═════ AVAILABLE RECORDS
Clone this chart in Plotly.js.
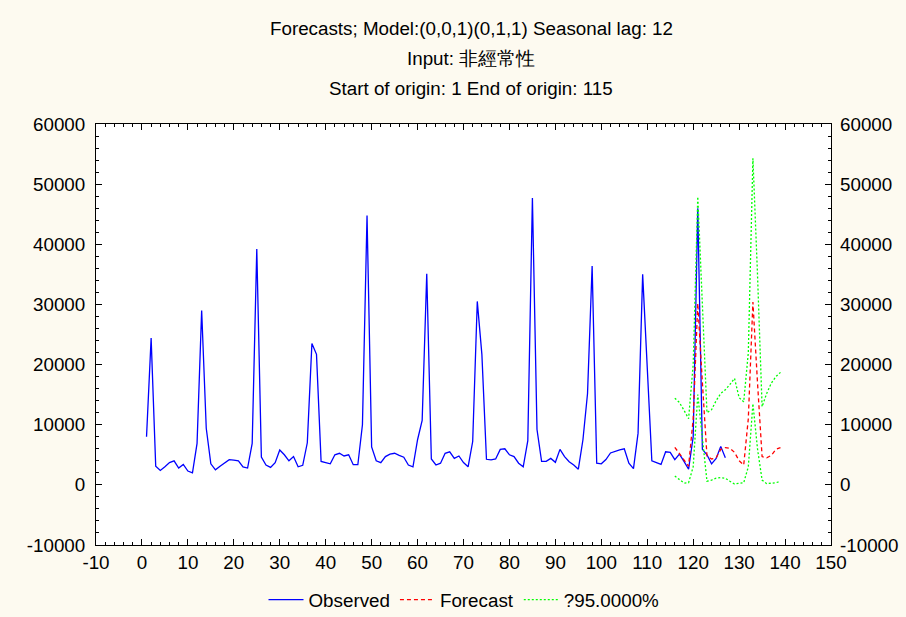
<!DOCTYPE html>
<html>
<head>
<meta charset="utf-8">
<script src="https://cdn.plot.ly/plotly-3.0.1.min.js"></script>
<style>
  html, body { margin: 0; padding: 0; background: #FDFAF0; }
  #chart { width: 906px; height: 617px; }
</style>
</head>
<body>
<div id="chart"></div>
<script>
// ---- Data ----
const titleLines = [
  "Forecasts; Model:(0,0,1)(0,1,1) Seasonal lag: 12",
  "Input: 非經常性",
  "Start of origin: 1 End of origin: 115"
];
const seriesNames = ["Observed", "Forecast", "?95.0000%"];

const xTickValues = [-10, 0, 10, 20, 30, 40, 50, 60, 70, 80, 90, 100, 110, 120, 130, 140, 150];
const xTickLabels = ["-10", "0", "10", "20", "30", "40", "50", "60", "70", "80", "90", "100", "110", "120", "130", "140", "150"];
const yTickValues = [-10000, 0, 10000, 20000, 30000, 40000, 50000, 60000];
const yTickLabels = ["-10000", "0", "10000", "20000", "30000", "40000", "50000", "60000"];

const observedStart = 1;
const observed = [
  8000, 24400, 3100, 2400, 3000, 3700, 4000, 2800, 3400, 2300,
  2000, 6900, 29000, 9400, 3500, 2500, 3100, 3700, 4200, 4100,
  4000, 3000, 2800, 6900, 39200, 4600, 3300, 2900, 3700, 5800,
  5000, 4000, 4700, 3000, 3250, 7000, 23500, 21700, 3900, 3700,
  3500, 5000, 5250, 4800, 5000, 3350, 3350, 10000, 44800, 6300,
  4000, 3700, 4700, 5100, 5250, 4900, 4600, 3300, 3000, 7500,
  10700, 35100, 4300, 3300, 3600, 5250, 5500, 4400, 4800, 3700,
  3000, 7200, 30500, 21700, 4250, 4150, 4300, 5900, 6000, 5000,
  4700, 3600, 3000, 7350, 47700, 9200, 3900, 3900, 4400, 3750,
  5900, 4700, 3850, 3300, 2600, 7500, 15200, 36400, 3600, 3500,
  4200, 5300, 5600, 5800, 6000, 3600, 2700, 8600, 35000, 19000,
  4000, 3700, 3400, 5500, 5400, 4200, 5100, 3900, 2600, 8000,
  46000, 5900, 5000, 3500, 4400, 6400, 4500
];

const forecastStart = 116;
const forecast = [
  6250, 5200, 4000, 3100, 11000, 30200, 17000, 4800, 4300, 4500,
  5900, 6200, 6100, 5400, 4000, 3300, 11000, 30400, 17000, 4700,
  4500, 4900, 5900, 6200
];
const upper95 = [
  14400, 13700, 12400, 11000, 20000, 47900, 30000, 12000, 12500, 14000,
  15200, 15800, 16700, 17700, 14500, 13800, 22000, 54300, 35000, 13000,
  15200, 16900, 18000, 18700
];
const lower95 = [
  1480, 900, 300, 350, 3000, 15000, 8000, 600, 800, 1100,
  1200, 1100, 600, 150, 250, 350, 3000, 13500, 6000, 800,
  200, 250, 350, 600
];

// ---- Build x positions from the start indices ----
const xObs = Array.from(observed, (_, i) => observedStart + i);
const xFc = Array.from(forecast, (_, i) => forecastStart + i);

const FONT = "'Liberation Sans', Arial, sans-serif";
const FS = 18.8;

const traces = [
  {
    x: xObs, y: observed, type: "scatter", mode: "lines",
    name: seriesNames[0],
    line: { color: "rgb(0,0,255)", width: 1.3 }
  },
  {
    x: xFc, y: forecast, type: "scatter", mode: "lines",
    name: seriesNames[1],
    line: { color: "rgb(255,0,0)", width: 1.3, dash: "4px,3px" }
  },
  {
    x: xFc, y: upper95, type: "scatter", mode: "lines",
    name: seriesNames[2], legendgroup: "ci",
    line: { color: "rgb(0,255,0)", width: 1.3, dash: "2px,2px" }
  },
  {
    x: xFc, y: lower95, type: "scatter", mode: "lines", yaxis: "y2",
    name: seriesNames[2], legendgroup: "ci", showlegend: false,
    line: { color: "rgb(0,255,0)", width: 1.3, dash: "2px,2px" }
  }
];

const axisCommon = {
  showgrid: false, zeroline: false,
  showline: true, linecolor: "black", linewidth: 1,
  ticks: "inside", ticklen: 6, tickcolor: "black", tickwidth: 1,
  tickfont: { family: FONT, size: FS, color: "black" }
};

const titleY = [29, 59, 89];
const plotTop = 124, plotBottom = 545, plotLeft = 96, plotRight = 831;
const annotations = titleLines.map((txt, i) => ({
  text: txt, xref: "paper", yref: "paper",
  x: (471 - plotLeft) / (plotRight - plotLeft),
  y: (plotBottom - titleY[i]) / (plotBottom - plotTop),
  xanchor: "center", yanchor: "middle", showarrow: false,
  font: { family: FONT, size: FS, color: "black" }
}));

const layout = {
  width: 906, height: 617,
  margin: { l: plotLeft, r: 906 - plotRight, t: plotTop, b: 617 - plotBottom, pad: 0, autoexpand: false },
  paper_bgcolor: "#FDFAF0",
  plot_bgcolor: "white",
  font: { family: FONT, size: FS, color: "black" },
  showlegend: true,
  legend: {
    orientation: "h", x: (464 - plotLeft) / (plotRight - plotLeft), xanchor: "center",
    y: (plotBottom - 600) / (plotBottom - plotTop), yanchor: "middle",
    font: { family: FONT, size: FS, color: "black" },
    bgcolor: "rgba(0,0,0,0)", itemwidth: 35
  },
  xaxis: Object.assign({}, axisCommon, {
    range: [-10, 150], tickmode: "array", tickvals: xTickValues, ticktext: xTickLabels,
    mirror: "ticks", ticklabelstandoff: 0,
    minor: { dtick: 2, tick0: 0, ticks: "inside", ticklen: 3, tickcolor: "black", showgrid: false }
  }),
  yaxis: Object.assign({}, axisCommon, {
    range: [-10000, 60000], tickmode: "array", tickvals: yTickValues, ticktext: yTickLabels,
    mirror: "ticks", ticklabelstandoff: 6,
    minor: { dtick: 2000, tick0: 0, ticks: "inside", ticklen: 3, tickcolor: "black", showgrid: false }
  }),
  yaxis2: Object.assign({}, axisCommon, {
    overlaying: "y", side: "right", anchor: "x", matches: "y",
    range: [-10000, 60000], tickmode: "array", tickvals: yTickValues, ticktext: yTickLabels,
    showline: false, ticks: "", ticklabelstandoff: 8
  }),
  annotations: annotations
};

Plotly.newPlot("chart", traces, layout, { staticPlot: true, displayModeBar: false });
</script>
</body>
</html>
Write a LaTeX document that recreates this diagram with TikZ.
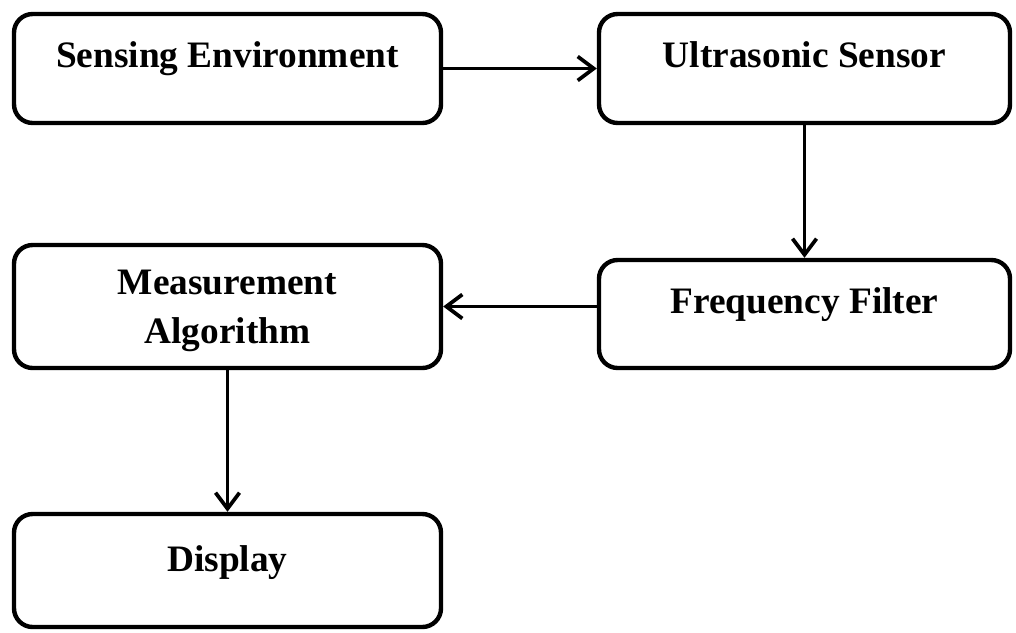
══════════
* TO BE DONE:
Transcribe every entry word for word, but omit the pictures.

* RESULT:
Clone this chart in Plotly.js.
<!DOCTYPE html>
<html>
<head>
<meta charset="utf-8">
<script src="https://cdn.plot.ly/plotly-3.0.1.min.js"></script>
<style>
  html, body { margin: 0; padding: 0; background: #FDFAF0; }
  #chart { width: 906px; height: 617px; }
</style>
</head>
<body>
<div id="chart"></div>
<script>
// ---- Data ----
const titleLines = [
  "Forecasts; Model:(0,0,1)(0,1,1) Seasonal lag: 12",
  "Input: 非經常性",
  "Start of origin: 1 End of origin: 115"
];
const seriesNames = ["Observed", "Forecast", "?95.0000%"];

const xTickValues = [-10, 0, 10, 20, 30, 40, 50, 60, 70, 80, 90, 100, 110, 120, 130, 140, 150];
const xTickLabels = ["-10", "0", "10", "20", "30", "40", "50", "60", "70", "80", "90", "100", "110", "120", "130", "140", "150"];
const yTickValues = [-10000, 0, 10000, 20000, 30000, 40000, 50000, 60000];
const yTickLabels = ["-10000", "0", "10000", "20000", "30000", "40000", "50000", "60000"];

const observedStart = 1;
const observed = [
  8000, 24400, 3100, 2400, 3000, 3700, 4000, 2800, 3400, 2300,
  2000, 6900, 29000, 9400, 3500, 2500, 3100, 3700, 4200, 4100,
  4000, 3000, 2800, 6900, 39200, 4600, 3300, 2900, 3700, 5800,
  5000, 4000, 4700, 3000, 3250, 7000, 23500, 21700, 3900, 3700,
  3500, 5000, 5250, 4800, 5000, 3350, 3350, 10000, 44800, 6300,
  4000, 3700, 4700, 5100, 5250, 4900, 4600, 3300, 3000, 7500,
  10700, 35100, 4300, 3300, 3600, 5250, 5500, 4400, 4800, 3700,
  3000, 7200, 30500, 21700, 4250, 4150, 4300, 5900, 6000, 5000,
  4700, 3600, 3000, 7350, 47700, 9200, 3900, 3900, 4400, 3750,
  5900, 4700, 3850, 3300, 2600, 7500, 15200, 36400, 3600, 3500,
  4200, 5300, 5600, 5800, 6000, 3600, 2700, 8600, 35000, 19000,
  4000, 3700, 3400, 5500, 5400, 4200, 5100, 3900, 2600, 8000,
  46000, 5900, 5000, 3500, 4400, 6400, 4500
];

const forecastStart = 116;
const forecast = [
  6250, 5200, 4000, 3100, 11000, 30200, 17000, 4800, 4300, 4500,
  5900, 6200, 6100, 5400, 4000, 3300, 11000, 30400, 17000, 4700,
  4500, 4900, 5900, 6200
];
const upper95 = [
  14400, 13700, 12400, 11000, 20000, 47900, 30000, 12000, 12500, 14000,
  15200, 15800, 16700, 17700, 14500, 13800, 22000, 54300, 35000, 13000,
  15200, 16900, 18000, 18700
];
const lower95 = [
  1480, 900, 300, 350, 3000, 15000, 8000, 600, 800, 1100,
  1200, 1100, 600, 150, 250, 350, 3000, 13500, 6000, 800,
  200, 250, 350, 600
];

// ---- Build x positions from the start indices ----
const xObs = Array.from(observed, (_, i) => observedStart + i);
const xFc = Array.from(forecast, (_, i) => forecastStart + i);

const FONT = "'Liberation Sans', Arial, sans-serif";
const FS = 18.8;

const traces = [
  {
    x: xObs, y: observed, type: "scatter", mode: "lines",
    name: seriesNames[0],
    line: { color: "rgb(0,0,255)", width: 1.3 }
  },
  {
    x: xFc, y: forecast, type: "scatter", mode: "lines",
    name: seriesNames[1],
    line: { color: "rgb(255,0,0)", width: 1.3, dash: "4px,3px" }
  },
  {
    x: xFc, y: upper95, type: "scatter", mode: "lines",
    name: seriesNames[2], legendgroup: "ci",
    line: { color: "rgb(0,255,0)", width: 1.3, dash: "2px,2px" }
  },
  {
    x: xFc, y: lower95, type: "scatter", mode: "lines", yaxis: "y2",
    name: seriesNames[2], legendgroup: "ci", showlegend: false,
    line: { color: "rgb(0,255,0)", width: 1.3, dash: "2px,2px" }
  }
];

const axisCommon = {
  showgrid: false, zeroline: false,
  showline: true, linecolor: "black", linewidth: 1,
  ticks: "inside", ticklen: 6, tickcolor: "black", tickwidth: 1,
  tickfont: { family: FONT, size: FS, color: "black" }
};

const titleY = [29, 59, 89];
const plotTop = 124, plotBottom = 545, plotLeft = 96, plotRight = 831;
const annotations = titleLines.map((txt, i) => ({
  text: txt, xref: "paper", yref: "paper",
  x: (471 - plotLeft) / (plotRight - plotLeft),
  y: (plotBottom - titleY[i]) / (plotBottom - plotTop),
  xanchor: "center", yanchor: "middle", showarrow: false,
  font: { family: FONT, size: FS, color: "black" }
}));

const layout = {
  width: 906, height: 617,
  margin: { l: plotLeft, r: 906 - plotRight, t: plotTop, b: 617 - plotBottom, pad: 0, autoexpand: false },
  paper_bgcolor: "#FDFAF0",
  plot_bgcolor: "white",
  font: { family: FONT, size: FS, color: "black" },
  showlegend: true,
  legend: {
    orientation: "h", x: (464 - plotLeft) / (plotRight - plotLeft), xanchor: "center",
    y: (plotBottom - 600) / (plotBottom - plotTop), yanchor: "middle",
    font: { family: FONT, size: FS, color: "black" },
    bgcolor: "rgba(0,0,0,0)", itemwidth: 35
  },
  xaxis: Object.assign({}, axisCommon, {
    range: [-10, 150], tickmode: "array", tickvals: xTickValues, ticktext: xTickLabels,
    mirror: "ticks", ticklabelstandoff: 0,
    minor: { dtick: 2, tick0: 0, ticks: "inside", ticklen: 3, tickcolor: "black", showgrid: false }
  }),
  yaxis: Object.assign({}, axisCommon, {
    range: [-10000, 60000], tickmode: "array", tickvals: yTickValues, ticktext: yTickLabels,
    mirror: "ticks", ticklabelstandoff: 6,
    minor: { dtick: 2000, tick0: 0, ticks: "inside", ticklen: 3, tickcolor: "black", showgrid: false }
  }),
  yaxis2: Object.assign({}, axisCommon, {
    overlaying: "y", side: "right", anchor: "x", matches: "y",
    range: [-10000, 60000], tickmode: "array", tickvals: yTickValues, ticktext: yTickLabels,
    showline: false, ticks: "", ticklabelstandoff: 8
  }),
  annotations: annotations
};

Plotly.newPlot("chart", traces, layout, { staticPlot: true, displayModeBar: false });
</script>
</body>
</html>
Write a LaTeX document that recreates this diagram with TikZ.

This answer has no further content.